Circa mid-1950’s to early 1970’s

I was born in Ohio. Dad was in the military, so in my first decade or so of life we lived near Wright-Patterson Air Force Base (Dayton), then overseas in England, then on the west coast of California, then back near Dayton, in the small community of Union. I don’t remember much of the first half of that decade, but I do remember much of the latter part, while living in Union. About the only rule Mom made was “be home my dark” and out the door I went. I cherish those days, walking through corn fields, climbing trees, and laying in the grass watching clouds blow by.

When I was in late elementary school we moved from Union to Hamilton, Ohio. The street we lived on in Hamilton defined, for junior high school anyway, the break between having to walk or ride a bus. My siblings and I had to walk. Both Mom and Dad worked so catching a ride was generally not an option. The distance was roughly 1.5 miles and involved walking across a bridge that spanned the Great Miami River. That bridge is shown in the picture below.

hamiltonohiobridge2

At that time, flood flows of the Great Miami were “controlled” by a small dam just north of town and a straight, concrete-lined trapezoidal channel through town. Heavy industry, such as chemical plants and paper mills, lined the concrete banks and their effluent was shotgunned directly into the river through pipes protruding out of the concrete. It was common, as my sister and I walked to school across the bridge, to see a rainbow of colored streaks of who-knows-what flowing down stream. And the stench flowed right with it. Additionally, storm drains from city streets dumped directly into the river, scouring deep holes along the river’s edge. One such hole was directly under the east side of the bridge, where my sister and I watched monster-sized goldfish thriving in the nutrient rich water, after being dumped into the river by owners who no longer cared to clean the fish bowl.

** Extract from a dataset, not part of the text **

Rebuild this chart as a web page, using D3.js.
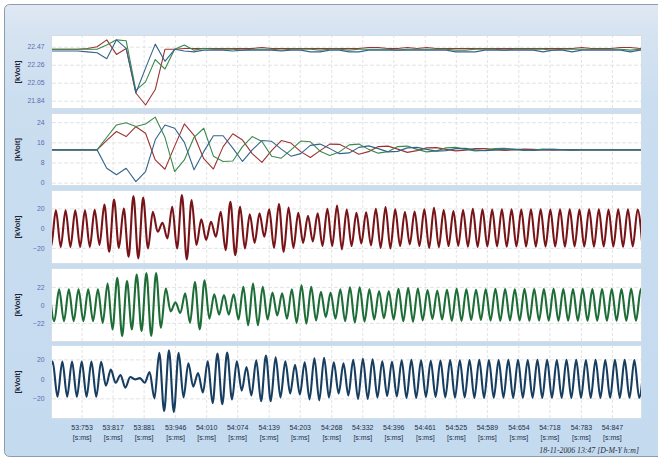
<!DOCTYPE html>
<html>
<head>
<meta charset="utf-8">
<script src="https://cdn.jsdelivr.net/npm/d3@7"></script>
<style>
  html, body { margin: 0; padding: 0; background: #fff; }
  svg { display: block; }
</style>
</head>
<body>
<svg id="chart" width="658" height="459"></svg>
<script>
// ---- time axis (seconds:milliseconds, expressed as ms) ----
const timeDomain = [53692, 54907];
const timeTicks = [53753, 53817, 53881, 53946, 54010, 54074, 54139, 54203, 54268,
                   54332, 54396, 54461, 54525, 54589, 54654, 54718, 54783, 54847];
const timeTickLabels = ["53:753", "53:817", "53:881", "53:946", "54:010", "54:074", "54:139", "54:203", "54:268",
                        "54:332", "54:396", "54:461", "54:525", "54:589", "54:654", "54:718", "54:783", "54:847"];
const timeUnit = "[s:ms]";
const unitLabel = "[kVolt]";
const stampText = "18-11-2006 13:47 [D-M-Y h:m]";

// ---- per-cycle values (one sample every 20 ms, first sample at rmsStart) ----
const rmsStart = 53685;
const rmsStep = 20;

const p1Red = [22.44, 22.44, 22.44, 22.44, 22.45,
  22.47, 22.55, 22.38, 22.45, 21.93, 21.79, 21.97, 22.44, 22.44, 22.45,
  22.45, 22.45, 22.45, 22.45, 22.45, 22.45, 22.45, 22.46, 22.45, 22.45,
  22.45, 22.45, 22.45, 22.45, 22.45, 22.45, 22.45, 22.45, 22.46, 22.46,
  22.45, 22.45, 22.46, 22.45, 22.46, 22.45, 22.45, 22.45, 22.45, 22.45,
  22.45, 22.45, 22.45, 22.45, 22.45, 22.45, 22.45, 22.45, 22.45, 22.45,
  22.46, 22.45, 22.45, 22.45, 22.46, 22.46, 22.45, 22.46];
const p1Green = [22.44, 22.44, 22.44, 22.44, 22.44,
  22.44, 22.49, 22.55, 22.54, 21.96, 22.06, 22.32, 22.21, 22.44, 22.49,
  22.43, 22.45, 22.44, 22.44, 22.44, 22.43, 22.44, 22.44, 22.44, 22.43,
  22.44, 22.44, 22.44, 22.43, 22.44, 22.44, 22.43, 22.44, 22.44, 22.44,
  22.44, 22.43, 22.44, 22.44, 22.44, 22.44, 22.44, 22.43, 22.43, 22.44,
  22.44, 22.44, 22.43, 22.44, 22.44, 22.44, 22.44, 22.43, 22.44, 22.44,
  22.44, 22.44, 22.44, 22.44, 22.44, 22.43, 22.44, 22.44];
const p1Blue = [22.42, 22.42, 22.42, 22.42, 22.41,
  22.40, 22.33, 22.55, 22.45, 21.93, 22.22, 22.50, 22.30, 22.44, 22.42,
  22.41, 22.43, 22.43, 22.43, 22.42, 22.43, 22.43, 22.43, 22.43, 22.42,
  22.43, 22.43, 22.41, 22.41, 22.43, 22.43, 22.41, 22.41, 22.43, 22.43,
  22.43, 22.43, 22.43, 22.43, 22.43, 22.43, 22.43, 22.41, 22.41, 22.41,
  22.43, 22.43, 22.43, 22.43, 22.43, 22.43, 22.41, 22.43, 22.43, 22.41,
  22.43, 22.43, 22.43, 22.43, 22.43, 22.41, 22.43, 22.43];

const p2Red = [13, 13, 13, 13, 13,
  13, 16.8, 20.3, 18.3, 22.2, 19.6, 9.0, 5.3, 14.5, 23.3,
  18.8, 9.5, 5.4, 14.3, 19.4, 16.9, 11.5, 8.0, 12.7, 16.7,
  15.7, 12.3, 10.0, 12.7, 15.3, 15.2, 13.3, 11.3, 12.3, 14.3,
  14.5, 13.3, 12.0, 12.7, 13.8, 13.9, 13.2, 12.6, 12.9, 13.5,
  13.5, 13.1, 12.8, 13.0, 13.3, 13.2, 13.0, 12.9, 13.0, 13.1,
  13.0, 13.0, 13.0, 13.0, 13.0, 13.0, 13.0, 13.0];
const p2Green = [13, 13, 13, 13, 13,
  13, 18, 22.9, 23.8, 22.3, 23.3, 26, 18, 4.4, 9,
  18, 21.6, 10.5, 8.4, 8.6, 14.3, 18.3, 16.3, 10.5, 9.7,
  13, 16.5, 16.2, 12.5, 10.8, 12.2, 15.0, 15.3, 13.2, 11.7,
  12.3, 14.3, 14.5, 13.2, 12.2, 12.6, 13.8, 14.0, 13.2, 12.6,
  12.8, 13.5, 13.6, 13.1, 12.8, 12.9, 13.3, 13.2, 13.0, 12.9,
  13.0, 13.0, 13.0, 13.0, 13.0, 13.0, 13.0, 13.0];
const p2Blue = [13, 13, 13, 13, 13,
  13, 5.7, 3.1, 5.7, 0.4, 4.4, 17, 22.9, 21.6, 16,
  5.1, 12.3, 18.6, 18.6, 13.7, 8.4, 13, 16.7, 16.4, 13.3,
  10.5, 11.5, 14.8, 15.3, 13.5, 11.5, 11.8, 14.0, 14.6, 13.5,
  12.2, 12.4, 13.8, 14.0, 13.2, 12.5, 12.7, 13.5, 13.6, 13.0,
  12.7, 12.9, 13.3, 13.3, 13.0, 12.8, 13.0, 13.2, 13.1, 12.9,
  13.0, 13.0, 13.0, 13.0, 13.0, 13.0, 13.0, 13.0];

// ---- instantaneous waveforms: successive half-cycle extremes, 10 ms apart ----
const waveStep = 10;
const redStart = 53680;      // first value is a crest
const greenStart = 53686.7;  // first value is a crest
const blueStart = 53683.3;   // first value is a trough

const waveRed = [18,
  -19, 18, -19, 18, -19, 18, -19, 18, -19, 18.5,
  -17, 24, -24, 29, -20, 20, -29, 32.5, -30.7, 31,
  -20.6, 16.6, -3.7, 5.4, -10.4, 21.7, -20.6, 33.5, -31.8, 28.5,
  -17.2, 9, -12, 6.5, -8.8, 16.6, -22.3, 26.7, -27.4, 21.7,
  -20.6, 14, -15, 15, -8.8, 19, -20, 24.5, -24, 21,
  -20, 15.5, -15, 12.5, -13.5, 15, -18, 19.6, -18.2, 23,
  -21.6, 18.8, -18.2, 15.6, -15.5, 16.2, -17.5, 19.6, -20, 21.3,
  -20.6, 19, -18.2, 16.3, -16.5, 16.8, -18.2, 19, -20, 20.6,
  -19.3, 18.3, -18.2, 17.3, -18, 18.3, -18.8, 19.6, -19, 19,
  -18.6, 18.8, -18.5, 19.2, -18.8, 19, -18.6, 18.9, -18.7, 19.1,
  -18.8, 19, -18.6, 18.8, -18.7, 19.1, -18.9, 19, -18.6, 18.9,
  -18.7, 19, -18.8, 19.1, -18.6, 18.8, -18.7, 19, -18.9, 19,
  -18.6, 18.9, -18.7];

const waveGreen = [
  19, -20, 19, -20, 19, -20, 19, -20, 19, -20,
  19, -22, 26, -30, 33, -38, 29, -30, 37, -32,
  39, -38, 39, -28, 20, -8, 3, -10, 14, -22,
  28, -30, 30, -17, 13, -12, 12, -12, 13, -18,
  22, -25, 26, -25, 22, -18, 15, -13, 14, -17,
  19, -22, 24, -23, 22, -19, 16, -15, 15, -17,
  19, -20, 21.5, -21.5, 21.5, -20.5, 19, -18, 17, -16.5,
  17, -18, 19.5, -20, 20.5, -20.5, 20, -19, 18, -17.5,
  17.5, -18, 18.5, -19.5, 19.5, -19.5, 19, -18.5, 18.5, -18.5,
  19, -19.3, 19.5, -19.5, 19.3, -19, 19, -19.2, 19.5, -19.5,
  19.4, -19.2, 19.2, -19.3, 19.5, -19.5, 19.3, -19.2, 19.3, -19.4,
  19.5, -19.4, 19.3, -19.3, 19.4, -19.5, 19.4, -19.3, 19.3, -19.4,
  19.5, -19.4, 19.3, -19.3];

const waveBlue = [
  -18.3, 17.8, -18.3, 17.8, -18.3, 17.8, -18.3, 17.8, -18.3, 17.8,
  -18.3, 17.5, -7, 9.5, -4, 4, -9, 2, -0.5, 0.8,
  -4, 7, -20, 26.7, -33, 29.4, -34, 26.7, -19, 16,
  -8, 6, -14, 18, -25, 26, -26, 27, -21, 18,
  -12, 12, -17, 19, -23, 24, -23, 22, -19, 18,
  -15, 14.5, -16, 17, -21, 21, -22, 21.5, -19, 17,
  -15, 16, -17, 19.5, -20.5, 20.5, -20.5, 20, -19, 18,
  -17.5, 17.5, -18, 19, -19.5, 19.5, -19.5, 19, -18.5, 18.5,
  -18.5, 18.8, -19, 19.2, -19.2, 19, -19, 19.3, -19.5, 19.5,
  -19.5, 19.4, -19.3, 19.2, -19.3, 19.5, -19.6, 19.5, -19.4, 19.3,
  -19.4, 19.5, -19.6, 19.5, -19.4, 19.4, -19.5, 19.6, -19.6, 19.5,
  -19.4, 19.4, -19.5, 19.6, -19.5, 19.4, -19.4, 19.5, -19.6, 19.5,
  -19.4, 19.4, -19.5, 19.6];

// ---- y tick values per panel ----
const p1Ticks = [21.84, 22.05, 22.26, 22.47];
const p2Ticks = [0, 8, 16, 24];
const p3Ticks = [-20, 0, 20];
const p4Ticks = [-22, 0, 22];
const p5Ticks = [-20, 0, 20];

// ---- layout & styling ----
const plotLeft = 52, plotRight = 641;
const colors = {
  redThin: "#9c3434", greenThin: "#3a8a4c", blueThin: "#35648a",
  red: "#781418", green: "#1d6d36", blue: "#173e60"
};
const FONT = "'Liberation Sans', Arial, sans-serif";

const panels = [
  { top: 36,  bottom: 108, domain: [21.755, 22.595], ticks: p1Ticks, fmt: d3.format(".2f"),
    kind: "cycle", series: [[p1Red, colors.redThin], [p1Green, colors.greenThin], [p1Blue, colors.blueThin]] },
  { top: 114, bottom: 185, domain: [-0.95, 27.25], ticks: p2Ticks, fmt: d3.format("d"),
    kind: "cycle", series: [[p2Red, colors.redThin], [p2Green, colors.greenThin], [p2Blue, colors.blueThin]] },
  { top: 191, bottom: 263, domain: [-35.4, 37.7], ticks: p3Ticks, fmt: d3.format("d"),
    kind: "wave", series: [[waveRed, colors.red, redStart]] },
  { top: 269, bottom: 341, domain: [-44.2, 43.8], ticks: p4Ticks, fmt: d3.format("d"),
    kind: "wave", series: [[waveGreen, colors.green, greenStart]] },
  { top: 346, bottom: 418, domain: [-40.1, 33.7], ticks: p5Ticks, fmt: d3.format("d"),
    kind: "wave", series: [[waveBlue, colors.blue, blueStart]] }
];

const svg = d3.select("#chart");
const defs = svg.append("defs");

const grad = defs.append("linearGradient").attr("id", "frameBg")
  .attr("x1", 0).attr("y1", 0).attr("x2", 0).attr("y2", 1);
[["0%", "#e0e9f4"], ["6%", "#d6e3f1"], ["22%", "#cadef0"], ["100%", "#c4daef"]]
  .forEach(([o, c]) => grad.append("stop").attr("offset", o).attr("stop-color", c));

svg.append("rect").attr("width", 658).attr("height", 459).attr("fill", "#ffffff");
svg.append("rect")
  .attr("x", 4.5).attr("y", 4.5).attr("width", 690).attr("height", 452)
  .attr("rx", 5).attr("fill", "url(#frameBg)").attr("stroke", "#8d9caa");

const x = d3.scaleLinear().domain(timeDomain).range([plotLeft, plotRight]);
const plotW = plotRight - plotLeft;

panels.forEach((p, pi) => {
  const y = d3.scaleLinear().domain(p.domain).range([p.bottom, p.top]);
  const h = p.bottom - p.top;
  const g = svg.append("g");

  // panel background
  g.append("rect")
    .attr("x", plotLeft - 0.5).attr("y", p.top - 0.5)
    .attr("width", plotW + 1).attr("height", h + 1)
    .attr("fill", "#ffffff").attr("stroke", "#d5dde7");

  // grid
  const gy = g.append("g").attr("transform", `translate(${plotLeft},0)`)
    .call(d3.axisLeft(y).tickValues(p.ticks).tickSize(-plotW).tickFormat(""));
  gy.select(".domain").remove();
  gy.selectAll("line").attr("stroke", "#e3e3e3").attr("stroke-dasharray", "4,2");

  const gx = g.append("g").attr("transform", `translate(0,${p.bottom})`)
    .call(d3.axisBottom(x).tickValues(timeTicks).tickSize(-h).tickFormat(""));
  gx.select(".domain").remove();
  gx.selectAll("line").attr("stroke", "#e3e3e3").attr("stroke-dasharray", "3,2");

  // y tick labels
  const ay = g.append("g").attr("transform", `translate(${plotLeft},0)`)
    .call(d3.axisLeft(y).tickValues(p.ticks).tickSize(0).tickPadding(7.5).tickFormat(p.fmt));
  ay.select(".domain").remove();
  ay.selectAll("text")
    .attr("fill", "#5a6cb2").attr("font-family", FONT).attr("font-size", "6.8px");

  // unit label
  g.append("text")
    .attr("transform", `translate(19.5,${(p.top + p.bottom) / 2}) rotate(-90)`)
    .attr("text-anchor", "middle")
    .attr("font-family", FONT).attr("font-size", "7.5px").attr("font-weight", "bold")
    .attr("fill", "#1c2233")
    .text(unitLabel);

  // clipped data
  const clipId = "clip" + pi;
  defs.append("clipPath").attr("id", clipId)
    .append("rect").attr("x", plotLeft).attr("y", p.top).attr("width", plotW).attr("height", h);
  const dg = g.append("g").attr("clip-path", `url(#${clipId})`);

  p.series.forEach(([vals, color, start]) => {
    let pts, line;
    if (p.kind === "cycle") {
      pts = vals.map((v, i) => [rmsStart + i * rmsStep, v]);
      line = d3.line().x(d => x(d[0])).y(d => y(d[1])).curve(d3.curveLinear);
      dg.append("path").attr("d", line(pts))
        .attr("fill", "none").attr("stroke", color).attr("stroke-width", 1.1)
        .attr("stroke-linejoin", "round");
    } else {
      pts = vals.map((v, i) => [start + i * waveStep, v]);
      line = d3.line().x(d => x(d[0])).y(d => y(d[1])).curve(d3.curveMonotoneX);
      dg.append("path").attr("d", line(pts))
        .attr("fill", "none").attr("stroke", color).attr("stroke-width", 2.1)
        .attr("stroke-linejoin", "round");
    }
  });
});

// time axis labels under the last panel
const lastBottom = panels[panels.length - 1].bottom;
const ax = svg.append("g").attr("transform", `translate(0,${lastBottom})`)
  .call(d3.axisBottom(x).tickValues(timeTicks).tickSize(0).tickPadding(7)
    .tickFormat((d, i) => timeTickLabels[i]));
ax.select(".domain").remove();
ax.selectAll("text").attr("fill", "#22304c").attr("font-family", FONT).attr("font-size", "7px");
ax.selectAll(".tick").append("text")
  .attr("y", 17).attr("dy", "0.71em")
  .attr("text-anchor", "middle")
  .attr("fill", "#22304c").attr("font-family", FONT).attr("font-size", "7px")
  .text(timeUnit);

// date stamp
svg.append("text")
  .attr("x", 639).attr("y", 453)
  .attr("text-anchor", "end")
  .attr("font-family", "'Liberation Serif', 'Times New Roman', serif")
  .attr("font-style", "italic").attr("font-size", "7.8px")
  .attr("fill", "#2a2f3c")
  .text(stampText);
</script>
</body>
</html>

Shortly after starting high school we moved to a sub-division on the edge of town, where I would spend my free time walking wooded acres yet to be developed. With time, developers started new sub-divisions across the wooded hills, by first removing all the trees, then building the streets and homes, then replanting trees. I never understood why they couldn’t build within the trees so they wouldn’t have to replant.

Little did I know that in just a few short years, I would graduate from college with a degree in forest-watershed management, and become a public servant hydrologist, heavily engaged in point and non-point pollution, applied fluvial geomorphology, land-use planning, and land management.